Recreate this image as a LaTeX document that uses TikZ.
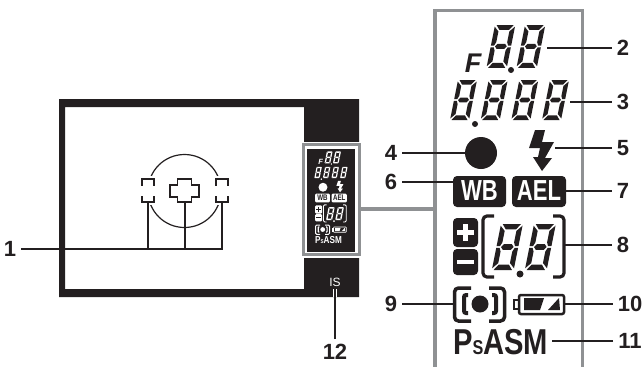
\documentclass[tikz,border=0pt]{standalone}
\usepackage{fontspec}
\setmainfont{Liberation Sans}
\definecolor{ink}{HTML}{231F20}
\definecolor{panelgray}{HTML}{8F9193}
\newcommand{\segdigit}[3]{
  \begin{scope}[shift={(#1,#2)},scale=#3,xslant=.2]
    \fill[lcdfg]
      (1.5,0)--(17.5,0)--(14,4.6)--(5,4.6)--cycle
      (1.5,40)--(17.5,40)--(14,35.4)--(5,35.4)--cycle
      (4,20)--(6,17.6)--(13,17.6)--(15,20)--(13,22.4)--(6,22.4)--cycle
      (0,1.5)--(4.4,6)--(4.4,16)--(3,19.2)--(0,19.2)--cycle
      (0,20.8)--(3,20.8)--(4.4,24)--(4.4,34)--(0,38.5)--cycle
      (19,1.5)--(14.6,6)--(14.6,16)--(16,19.2)--(19,19.2)--cycle
      (19,20.8)--(16,20.8)--(14.6,24)--(14.6,34)--(19,38.5)--cycle;
  \end{scope}
}
\tikzset{
  lead/.style={ink,line width=1.8pt},
  lab/.style={text=ink,font=\fontsize{22}{22}\selectfont\bfseries,inner sep=5pt},
  panel/.style={panelgray,line width=3.8pt},
  afmark/.style={ink,line width=1.2pt},
  afmask/.style={draw=white,fill=white,line width=5.5pt,outer sep=0pt,inner sep=0pt,minimum width=12pt,minimum height=23pt},
  pics/lcd/.style n args={3}{code={
    \colorlet{lcdfg}{#1}
    \colorlet{lcdbg}{#2}
    % aperture and shutter digits
    \node[transform shape,text=lcdfg,inner sep=0pt,font=\fontsize{27}{27}\selectfont\bfseries\itshape] (fnum) at (473,63.5) {F};
    \segdigit{495}{25}{1.07}
    \segdigit{525}{25}{1.07}
    \fill[lcdfg] (511,70) circle (3);
    \foreach \x in {458,488.7,519.3,550} {
      \segdigit{\x}{80}{1}
    }
    \fill[lcdfg] (475,124) circle (3);
    % focus dot and flash
    \fill[lcdfg] (481,153) circle (16);
    \fill[lcdfg] (535,130)--(545,130)--(542,142)--(554,142)--(545,158)--(552,158)--(542,171)--(533,157)--(538,157)--(540,148)--(529,148)--cycle;
    % wb and ael boxes
    \fill[lcdfg,rounded corners=#3*4pt] (453,176) rectangle (506,207);
    \fill[lcdfg,rounded corners=#3*4pt] (512,176) rectangle (566,207);
    \node[transform shape,text=lcdbg,inner sep=0pt,font=\fontsize{29}{29}\selectfont\bfseries] (wbtext) at (479.5,191) {\scalebox{.76}[1]{WB}};
    \node[transform shape,text=lcdbg,inner sep=0pt,font=\fontsize{29}{29}\selectfont\bfseries] (aeltext) at (539,191) {\scalebox{.76}[1]{AEL}};
    % exposure compensation
    \fill[lcdfg,rounded corners=#3*4pt] (453,218) rectangle (478,247);
    \fill[lcdfg,rounded corners=#3*4pt] (453,249) rectangle (478,275);
    \draw[lcdbg,line width=#3*4.5pt] (457,232.5) -- (474,232.5) (465.5,224) -- (465.5,241);
    \draw[lcdbg,line width=#3*4.5pt] (457,262) -- (474,262);
    \draw[lcdfg,line width=#3*3.2pt,rounded corners=#3*4pt] (494,216) -| (483,277) -- (494,277);
    \draw[lcdfg,line width=#3*3.2pt,rounded corners=#3*4pt] (553,216) -| (564,277) -- (553,277);
    \segdigit{501}{224}{1.15}
    \segdigit{534}{224}{1.15}
    \fill[lcdfg] (520,274) circle (3.5);
    % metering mark
    \draw[lcdfg,line width=#3*3.5pt,rounded corners=#3*4pt] (471,288) -| (454.5,321) -- (471,321);
    \draw[lcdfg,line width=#3*3.5pt,rounded corners=#3*4pt] (489,288) -| (504.5,321) -- (489,321);
    \draw[lcdfg,line width=#3*4pt,rounded corners=#3*2pt] (468,295) -| (464,313) -- (468,313);
    \draw[lcdfg,line width=#3*4pt,rounded corners=#3*2pt] (492,295) -| (496,313) -- (492,313);
    \fill[lcdfg] (480,304) circle (8.5);
    % battery
    \draw[lcdfg,line width=#3*2.5pt,rounded corners=#3*2pt] (519,295) rectangle (564,314);
    \draw[lcdfg,line width=#3*2pt] (514,300) rectangle (519,309);
    \fill[lcdfg] (524,298)--(544,298)--(540,310)--(524,310)--cycle;
    \fill[lcdfg] (559,298)--(560,310)--(548,310)--cycle;
    % exposure modes
    \node[transform shape,anchor=base west,text=lcdfg,inner sep=0pt,font=\fontsize{36}{36}\selectfont\bfseries] (modes) at (453,354) {\scalebox{.81}[1]{P{\fontsize{20}{20}\selectfont S}ASM}};
  }}
}
\begin{document}
\begin{tikzpicture}[x=1pt,y=-1pt]
  \useasboundingbox (0,0) rectangle (643,367);
  % viewfinder frame
  \fill[ink,even odd rule] (59,99) rectangle (359,297) (65,107) rectangle (304,289);
  \draw[ink,line width=1.2pt] (184.5,191) circle (36.5);
  \node[afmask] (afl) at (148,190.5) {};
  \node[afmask] (afr) at (222,190.5) {};
  \coordinate (afc) at (185,202);
  % af marks, only the corners are drawn
  \foreach \x in {148,222} {
    \draw[afmark] (\x-6,185.5) -- (\x-6,179) -- (\x+6,179) -- (\x+6,185.5);
    \draw[afmark] (\x-6,196) -- (\x-6,202) -- (\x+6,202) -- (\x+6,196);
  }
  \draw[afmark,fill=white] (177.5,179)--(191.5,179)--(191.5,185)--(199,185)--(199,197)--(191.5,197)--(191.5,202)--(177.5,202)--(177.5,197)--(170,197)--(170,185)--(177.5,185)--cycle;
  % display inset
  \fill[white] (300.5,141.5) rectangle (362.5,257.5);
  \draw[panel] (303.5,144.5) rectangle (359.5,254.5);
  \fill[ink] (307,149) rectangle (355,252);
  \pic[scale=.28] (small) at (188.3,144.4) {lcd={white}{ink}{.28}};
  \node[inner sep=0pt,text=white,font=\fontsize{12}{12}\selectfont] (istext) at (335,282) {IS};
  % enlarged panel
  \draw[panel] (435,367) -- (435,10.5) -- (582.5,10.5) -- (582.5,367);
  \draw[panel] (359.5,209) -- (435,209);
  \pic (big) at (0,0) {lcd={ink}{white}{1}};
  % numbers
  \node[lab] (n1) at (10,249) {1};
  \node[lab] (n2) at (623,48) {2};
  \node[lab] (n3) at (623,102) {3};
  \node[lab] (n4) at (391,153) {4};
  \node[lab] (n5) at (623,148) {5};
  \node[lab] (n6) at (391,182) {6};
  \node[lab] (n7) at (623,191) {7};
  \node[lab] (n8) at (623,245) {8};
  \node[lab] (n9) at (391,304) {9};
  \node[lab] (n10) at (630,304) {10};
  \node[lab] (n11) at (630,341) {11};
  \node[lab] (n12) at (335,352) {12};
  % leaders
  \coordinate (t2) at (547,48);
  \coordinate (t3) at (570,102);
  \coordinate (t4) at (466,153);
  \coordinate (t5) at (555,148);
  \coordinate (t6) at (453,182);
  \coordinate (t7) at (566,191);
  \coordinate (t8) at (565,245);
  \coordinate (t9) at (453,304);
  \coordinate (t10) at (565,304);
  \coordinate (t11) at (552,341);
  \coordinate (t12) at (335,289);
  \draw[lead] (n1) -| (afr.south);
  \draw[lead] (afl.south) -- (afl.south |- n1);
  \draw[lead] (afc) -- (afc |- n1);
  \foreach \n in {2,...,11} {
    \draw[lead] (n\n) -- (t\n);
  }
  \draw[white,line width=4pt] (t12) -- (335,297);
  \draw[lead] (n12) -- (t12);
\end{tikzpicture}
\end{document}
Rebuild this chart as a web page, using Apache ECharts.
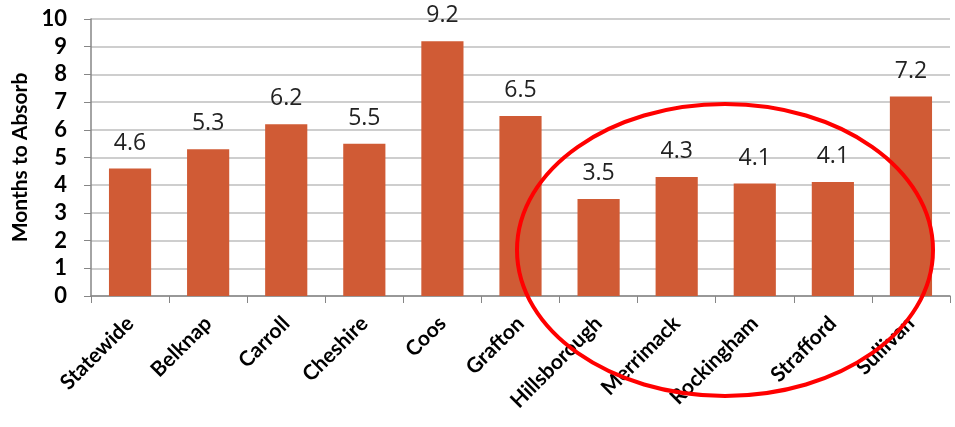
<!DOCTYPE html>
<html>
<head>
<meta charset="utf-8">
<script src="https://cdn.jsdelivr.net/npm/echarts@6/dist/echarts.min.js"></script>
<style>
  html, body { margin: 0; padding: 0; background: #fff; }
  #main { width: 955px; height: 427px; }
</style>
</head>
<body>
<div id="main"></div>
<script>
var counties = ['Statewide', 'Belknap', 'Carroll', 'Cheshire', 'Coos', 'Grafton',
    'Hillsborough', 'Merrimack', 'Rockingham', 'Strafford', 'Sullivan'];
var months = [4.6, 5.3, 6.2, 5.5, 9.2, 6.5, 3.5, 4.3, 4.06, 4.12, 7.2];
var yTicks = [0, 1, 2, 3, 4, 5, 6, 7, 8, 9, 10];

var chartDom = document.getElementById('main');
var myChart = echarts.init(chartDom);
var option;

option = {
    animation: false,
    grid: {
        left: 91,
        right: 5,
        top: 19,
        bottom: 131
    },
    xAxis: {
        type: 'category',
        data: counties,
        axisLine: { lineStyle: { color: '#868686', width: 1.5 } },
        axisTick: { show: true, length: 7, lineStyle: { color: '#868686' } },
        axisLabel: {
            rotate: 45,
            interval: 0,
            margin: 24,
            fontFamily: 'Lato',
            fontWeight: 'bold',
            fontSize: 21,
            color: '#000'
        }
    },
    yAxis: {
        type: 'value',
        min: yTicks[0],
        max: yTicks[yTicks.length - 1],
        interval: 1,
        name: 'Months to Absorb',
        nameLocation: 'middle',
        nameGap: 60,
        nameTextStyle: {
            fontFamily: 'Lato',
            fontWeight: 'bold',
            fontSize: 21,
            color: '#000'
        },
        axisLine: { show: true, lineStyle: { color: '#868686', width: 1.5 } },
        axisTick: { show: true, length: 7, lineStyle: { color: '#868686' } },
        axisLabel: {
            margin: 24,
            fontFamily: 'Lato',
            fontWeight: 'bold',
            fontSize: 22,
            color: '#000'
        },
        splitLine: { lineStyle: { color: '#BEBEBE', width: 1.5 } }
    },
    series: [
        {
            name: 'Months to Absorb',
            type: 'bar',
            data: months,
            barWidth: '54%',
            itemStyle: { color: '#D05B35' },
            label: {
                show: true,
                position: 'top',
                distance: 14,
                fontFamily: 'Open Sans',
                fontSize: 23,
                color: '#222',
                formatter: function (p) {
                    return p.value.toFixed(1);
                }
            }
        }
    ],
    graphic: [
        {
            type: 'ellipse',
            shape: { cx: 725, cy: 250, rx: 208, ry: 146 },
            style: { fill: 'none', stroke: '#FF0000', lineWidth: 4 },
            z: 100
        }
    ]
};

option && myChart.setOption(option);
</script>
</body>
</html>
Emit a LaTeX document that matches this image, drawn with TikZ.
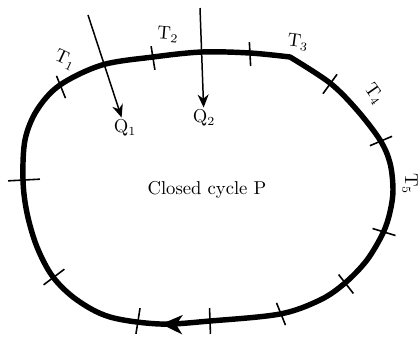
\documentclass[tikz,border=0pt]{standalone}
\usepackage{tikz}
\usetikzlibrary{arrows.meta, decorations.markings}

\begin{document}
\begin{tikzpicture}[x=0.02cm, y=-0.02cm,
  every node/.style={font=\fontsize{10.6}{13}\selectfont},
  cycleline/.style={line width=3.1pt, line join=round,
    postaction={decorate}, decoration={markings,
      mark=at position 0.456 with {\arrow{Stealth[length=0.42cm, width=0.38cm, inset=0.12cm]}}}},
  tickmark/.style={line width=0.9pt},
  heat/.style={line width=0.85pt, -{Stealth[length=0.26cm, width=0.22cm]}},
  lbl/.style={inner sep=1pt}
]
  \useasboundingbox (0,0) rectangle (420,336);

  % closed path, clockwise from the corner near T3
  \draw[cycleline] plot[smooth, tension=0.55] coordinates {
      (290,57) (330,83) (357,110) (380,140) (390,163) (393,190)
      (390,212) (383,233) (367,260) (345,283) (320,300) (280,314)
      (210,321) (160,324) (110,317) (77,300) (53,277) (37,247)
      (27,213) (23,180) (25,140) (37,110) (60,85) (102,65)
      (153,57) (202,52) (250,53) (290,57)} -- cycle;

  % ticks across the path: x/y/angle/half length
  \foreach \x/\y/\a/\l in {61/87/-68/12, 153/58/-81/12, 250/54/93/12,
      330/84/54/12, 381/141/23/12, 384/232/-17/12, 346/284/-52/12,
      281/314/-68/12, 210/321/-88/13, 138/321/81/13, 54/277/37/13, 24/180/3/16}
    \draw[tickmark, shift={(\x,\y)}, rotate=\a] (-\l,0) -- (\l,0);

  \node[lbl, rotate=-25] (t1) at (65,60) {T$_1$};
  \node[lbl, rotate=-5] (t2) at (168,35) {T$_2$};
  \node[lbl, rotate=-8] (t3) at (298,42) {T$_3$};
  \node[lbl, rotate=-55] (t4) at (374,94) {T$_4$};
  \node[lbl, rotate=-90] (t5) at (410,184) {T$_5$};

  \node[lbl] (q1) at (125,128) {Q$_1$};
  \node[lbl] (q2) at (204,118) {Q$_2$};
  \coordinate (q1top) at (88,15);
  \coordinate (q2top) at (200,8);
  \draw[heat] (q1top) -- (q1);
  \draw[heat] (q2top) -- (q2);

  \node (cyc) at (207,190) {Closed cycle P};
\end{tikzpicture}
\end{document}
· · · · · · ·
> [WORK TO COMPLETE]
Repeat the lines above exactly, beginning with the one containing "Rebuild this chart" and finishing with the one containing "var option;". No pictures belong in the copy.

> [EXERCISE ANSWER]
Rebuild this chart as a web page, using Apache ECharts.
<!DOCTYPE html>
<html>
<head>
<meta charset="utf-8">
<script src="https://cdn.jsdelivr.net/npm/echarts@6/dist/echarts.min.js"></script>
<style>
  html, body { margin: 0; padding: 0; background: #fff; }
  #main { width: 955px; height: 427px; }
</style>
</head>
<body>
<div id="main"></div>
<script>
var counties = ['Statewide', 'Belknap', 'Carroll', 'Cheshire', 'Coos', 'Grafton',
    'Hillsborough', 'Merrimack', 'Rockingham', 'Strafford', 'Sullivan'];
var months = [4.6, 5.3, 6.2, 5.5, 9.2, 6.5, 3.5, 4.3, 4.06, 4.12, 7.2];
var yTicks = [0, 1, 2, 3, 4, 5, 6, 7, 8, 9, 10];

var chartDom = document.getElementById('main');
var myChart = echarts.init(chartDom);
var option;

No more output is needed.